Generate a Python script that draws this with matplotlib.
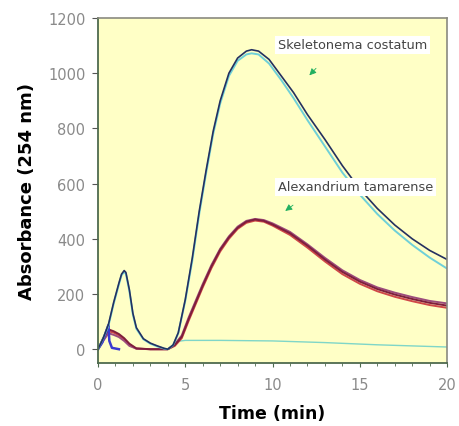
import numpy
import matplotlib
matplotlib.use("Agg")
import matplotlib.pyplot as pyplot

# --- Data ---
skelTime = [0, 0.3, 0.6, 0.9, 1.2, 1.35, 1.5, 1.6, 1.8, 2.0, 2.2, 2.6, 3.0, 3.4, 3.8, 4.0,
            4.3, 4.6, 5.0, 5.4, 5.8, 6.2, 6.6, 7.0, 7.5, 8.0, 8.5, 8.8, 9.2, 9.8, 10.5,
            11.2, 12.0, 13.0, 14.0, 15.0, 16.0, 17.0, 18.0, 19.0, 20.0]
skelDark = [0, 40, 90, 170, 240, 272, 285, 278, 215, 130, 78, 38, 22, 12, 3, 0,
            15, 60, 180, 330, 500, 650, 790, 900, 1000, 1055, 1080, 1085, 1080, 1050, 990,
            930, 850, 760, 665, 580, 510, 450, 400, 358, 325]
skelCyan = [0, 40, 85, 165, 235, 268, 280, 273, 210, 125, 74, 36, 20, 10, 2, 0,
            14, 58, 175, 320, 490, 640, 780, 890, 990, 1045, 1068, 1072, 1068, 1035, 975,
            910, 830, 735, 640, 560, 490, 430, 378, 332, 292]

alexTime = [0, 0.3, 0.6, 0.9, 1.2, 1.5, 1.8, 2.2, 3.0, 4.0, 4.4, 4.8, 5.2, 5.6, 6.0, 6.5,
            7.0, 7.5, 8.0, 8.5, 9.0, 9.5, 10.0, 11.0, 12.0, 13.0, 14.0, 15.0, 16.0, 17.0,
            18.0, 19.0, 20.0]
alexA = [0, 40, 72, 65, 55, 40, 20, 3, 0, 0, 15, 45, 110, 170, 230, 300,
         360, 405, 440, 462, 470, 465, 452, 420, 375, 325, 280, 245, 218, 198,
         182, 168, 158]
alexB = [0, 35, 65, 60, 50, 35, 16, 2, 0, 0, 12, 40, 104, 164, 224, 294,
         354, 400, 436, 458, 466, 462, 448, 414, 368, 318, 272, 237, 210, 190,
         174, 160, 150]
alexC = [0, 30, 58, 52, 44, 30, 12, 2, 0, 0, 18, 50, 116, 176, 236, 305,
         364, 409, 444, 465, 472, 468, 456, 425, 380, 331, 286, 251, 224, 205,
         189, 175, 166]

spikeTime = [0, 0.25, 0.5, 0.6, 0.65, 0.8, 1.2]
spikeValue = [0, 25, 70, 88, 30, 5, 0]

baseTime = [4.0, 4.5, 5.0, 7.0, 10.0, 13.0, 16.0, 20.0]
baseValue = [0, 28, 32, 32, 30, 24, 16, 8]

yTicks = [0, 200, 400, 600, 800, 1000, 1200]
xTicks = [0, 5, 10, 15, 20]

# --- Figure ---
figure = pyplot.figure(figsize=(4.6, 4.27), dpi=100)
axis = figure.add_axes([0.213, 0.1475, 0.759, 0.808])
axis.set_facecolor("#FFFFC6")

axis.plot(baseTime, baseValue, color="#7FD6C8", linewidth=1.0)
axis.plot(alexTime, alexB, color="#D04848", linewidth=1.4)
axis.plot(alexTime, alexC, color="#9C4C7C", linewidth=1.4)
axis.plot(alexTime, alexA, color="#7E1E3C", linewidth=1.4)
axis.plot(spikeTime, spikeValue, color="#3A3AD0", linewidth=1.8)
axis.plot(skelTime, skelCyan, color="#6FD0D8", linewidth=1.4)
axis.plot(skelTime, skelDark, color="#243060", linewidth=1.2)

axis.set_xlim(0, 20)
axis.set_ylim(-50, 1200)
axis.set_xticks(xTicks)
axis.set_xticks(numpy.arange(0, 21, 1), minor=True)
axis.set_yticks(yTicks)

axis.tick_params(axis="x", which="both", direction="out", colors="#4E6A4E",
                 labelsize=10.5, labelcolor="#8A8A8A", pad=7)
axis.tick_params(axis="x", which="major", length=3)
axis.tick_params(axis="x", which="minor", length=2)
axis.tick_params(axis="y", direction="out", length=4, colors="#555555",
                 labelsize=10.5, labelcolor="#8A8A8A", pad=5)

for side in ["left", "bottom"]:
    axis.spines[side].set_color("#4E6A4E")
    axis.spines[side].set_linewidth(1.3)
for side in ["top", "right"]:
    axis.spines[side].set_color("#8A8A80")
    axis.spines[side].set_linewidth(1.2)

axis.set_xlabel("Time (min)", fontsize=12.5, fontweight="bold", labelpad=9)
axis.set_ylabel("Absorbance (254 nm)", fontsize=13, fontweight="bold", labelpad=9)

boxStyle = dict(boxstyle="square,pad=0.2", facecolor="white", edgecolor="none")
axis.text(10.3, 1103, "Skeletonema costatum", fontsize=9.3, color="#444444",
          ha="left", va="center", bbox=boxStyle)
axis.text(10.3, 588, "Alexandrium tamarense", fontsize=9.3, color="#444444",
          ha="left", va="center", bbox=boxStyle)

arrowStyle = dict(arrowstyle="-|>", color="#22B060", lw=0.6, mutation_scale=10)
axis.annotate("", xy=(12.0, 985), xytext=(12.6, 1025), arrowprops=arrowStyle)
axis.annotate("", xy=(10.6, 495), xytext=(11.3, 528), arrowprops=arrowStyle)

figure.savefig("out.png", dpi=100)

------------------------------------------------

What you have to do: Without the images, write out each line of the data verbatim.

Finished answer:
Generate a Python script that draws this with matplotlib.
import numpy
import matplotlib
matplotlib.use("Agg")
import matplotlib.pyplot as pyplot

# --- Data ---
skelTime = [0, 0.3, 0.6, 0.9, 1.2, 1.35, 1.5, 1.6, 1.8, 2.0, 2.2, 2.6, 3.0, 3.4, 3.8, 4.0,
            4.3, 4.6, 5.0, 5.4, 5.8, 6.2, 6.6, 7.0, 7.5, 8.0, 8.5, 8.8, 9.2, 9.8, 10.5,
            11.2, 12.0, 13.0, 14.0, 15.0, 16.0, 17.0, 18.0, 19.0, 20.0]
skelDark = [0, 40, 90, 170, 240, 272, 285, 278, 215, 130, 78, 38, 22, 12, 3, 0,
            15, 60, 180, 330, 500, 650, 790, 900, 1000, 1055, 1080, 1085, 1080, 1050, 990,
            930, 850, 760, 665, 580, 510, 450, 400, 358, 325]
skelCyan = [0, 40, 85, 165, 235, 268, 280, 273, 210, 125, 74, 36, 20, 10, 2, 0,
            14, 58, 175, 320, 490, 640, 780, 890, 990, 1045, 1068, 1072, 1068, 1035, 975,
            910, 830, 735, 640, 560, 490, 430, 378, 332, 292]

alexTime = [0, 0.3, 0.6, 0.9, 1.2, 1.5, 1.8, 2.2, 3.0, 4.0, 4.4, 4.8, 5.2, 5.6, 6.0, 6.5,
            7.0, 7.5, 8.0, 8.5, 9.0, 9.5, 10.0, 11.0, 12.0, 13.0, 14.0, 15.0, 16.0, 17.0,
            18.0, 19.0, 20.0]
alexA = [0, 40, 72, 65, 55, 40, 20, 3, 0, 0, 15, 45, 110, 170, 230, 300,
         360, 405, 440, 462, 470, 465, 452, 420, 375, 325, 280, 245, 218, 198,
         182, 168, 158]
alexB = [0, 35, 65, 60, 50, 35, 16, 2, 0, 0, 12, 40, 104, 164, 224, 294,
         354, 400, 436, 458, 466, 462, 448, 414, 368, 318, 272, 237, 210, 190,
         174, 160, 150]
alexC = [0, 30, 58, 52, 44, 30, 12, 2, 0, 0, 18, 50, 116, 176, 236, 305,
         364, 409, 444, 465, 472, 468, 456, 425, 380, 331, 286, 251, 224, 205,
         189, 175, 166]

spikeTime = [0, 0.25, 0.5, 0.6, 0.65, 0.8, 1.2]
spikeValue = [0, 25, 70, 88, 30, 5, 0]

baseTime = [4.0, 4.5, 5.0, 7.0, 10.0, 13.0, 16.0, 20.0]
baseValue = [0, 28, 32, 32, 30, 24, 16, 8]

yTicks = [0, 200, 400, 600, 800, 1000, 1200]
xTicks = [0, 5, 10, 15, 20]

# --- Figure ---
figure = pyplot.figure(figsize=(4.6, 4.27), dpi=100)
axis = figure.add_axes([0.213, 0.1475, 0.759, 0.808])
axis.set_facecolor("#FFFFC6")

axis.plot(baseTime, baseValue, color="#7FD6C8", linewidth=1.0)
axis.plot(alexTime, alexB, color="#D04848", linewidth=1.4)
axis.plot(alexTime, alexC, color="#9C4C7C", linewidth=1.4)
axis.plot(alexTime, alexA, color="#7E1E3C", linewidth=1.4)
axis.plot(spikeTime, spikeValue, color="#3A3AD0", linewidth=1.8)
axis.plot(skelTime, skelCyan, color="#6FD0D8", linewidth=1.4)
axis.plot(skelTime, skelDark, color="#243060", linewidth=1.2)

axis.set_xlim(0, 20)
axis.set_ylim(-50, 1200)
axis.set_xticks(xTicks)
axis.set_xticks(numpy.arange(0, 21, 1), minor=True)
axis.set_yticks(yTicks)

axis.tick_params(axis="x", which="both", direction="out", colors="#4E6A4E",
                 labelsize=10.5, labelcolor="#8A8A8A", pad=7)
axis.tick_params(axis="x", which="major", length=3)
axis.tick_params(axis="x", which="minor", length=2)
axis.tick_params(axis="y", direction="out", length=4, colors="#555555",
                 labelsize=10.5, labelcolor="#8A8A8A", pad=5)

for side in ["left", "bottom"]:
    axis.spines[side].set_color("#4E6A4E")
    axis.spines[side].set_linewidth(1.3)
for side in ["top", "right"]:
    axis.spines[side].set_color("#8A8A80")
    axis.spines[side].set_linewidth(1.2)

axis.set_xlabel("Time (min)", fontsize=12.5, fontweight="bold", labelpad=9)
axis.set_ylabel("Absorbance (254 nm)", fontsize=13, fontweight="bold", labelpad=9)

boxStyle = dict(boxstyle="square,pad=0.2", facecolor="white", edgecolor="none")
axis.text(10.3, 1103, "Skeletonema costatum", fontsize=9.3, color="#444444",
          ha="left", va="center", bbox=boxStyle)
axis.text(10.3, 588, "Alexandrium tamarense", fontsize=9.3, color="#444444",
          ha="left", va="center", bbox=boxStyle)

arrowStyle = dict(arrowstyle="-|>", color="#22B060", lw=0.6, mutation_scale=10)
axis.annotate("", xy=(12.0, 985), xytext=(12.6, 1025), arrowprops=arrowStyle)
axis.annotate("", xy=(10.6, 495), xytext=(11.3, 528), arrowprops=arrowStyle)

figure.savefig("out.png", dpi=100)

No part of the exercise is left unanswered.